What we find interesting in the report is the inclusion of an assessment of community views (“standards” is the word used in the terms of reference) but also a statement (report, p12) that “we have (not) been asked to make judgments about the ethical and philosophical arguments concerning abortion”. How it is possible to undertake a review of community standards without considering “ethical and philosophical arguments concerning abortion” entirely escapes us. Certainly, the great majority of the submissions - given the government’s directive to take into consideration community standards in devising the options for changing the law - have entered into a discussion of the ethical and philosophical arguments.

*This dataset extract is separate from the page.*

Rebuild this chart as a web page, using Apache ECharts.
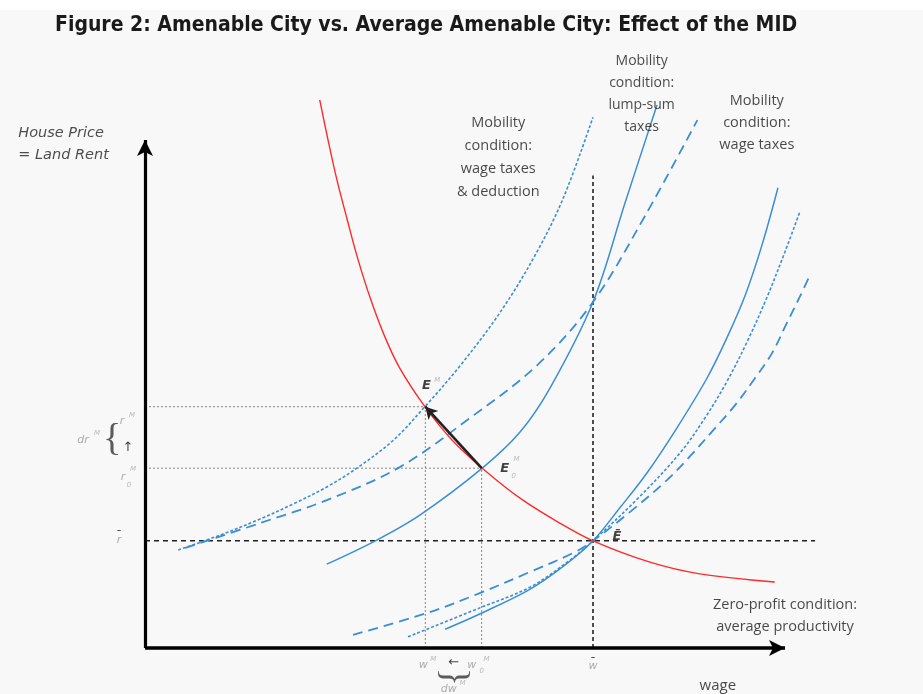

In point of fact the commission has revealed its own allegiance to a certain set of ethical and philosophical principles, by recommending that the new abortion law should not contain humane measures such as information provisions; counselling or referral to counselling; a built-in delay or cooling-off period; restrictions on where abortion procedures may be performed; or anti-coercion provisions (report, p8, recommendations 4-7, 16).
It can be argued that all of these measures would positively benefit any woman faced with this heavy decision, and unarguably they would improve the chances of survival for the life in her womb.
The commission has totally failed to give any consideration, and it would argue due to Mr Hulls’ terms of reference, to the welfare of women. Yes, protection to the abortion industry, but not to women. There is an ever expanding database of women having an abortion and paying a terrible cost.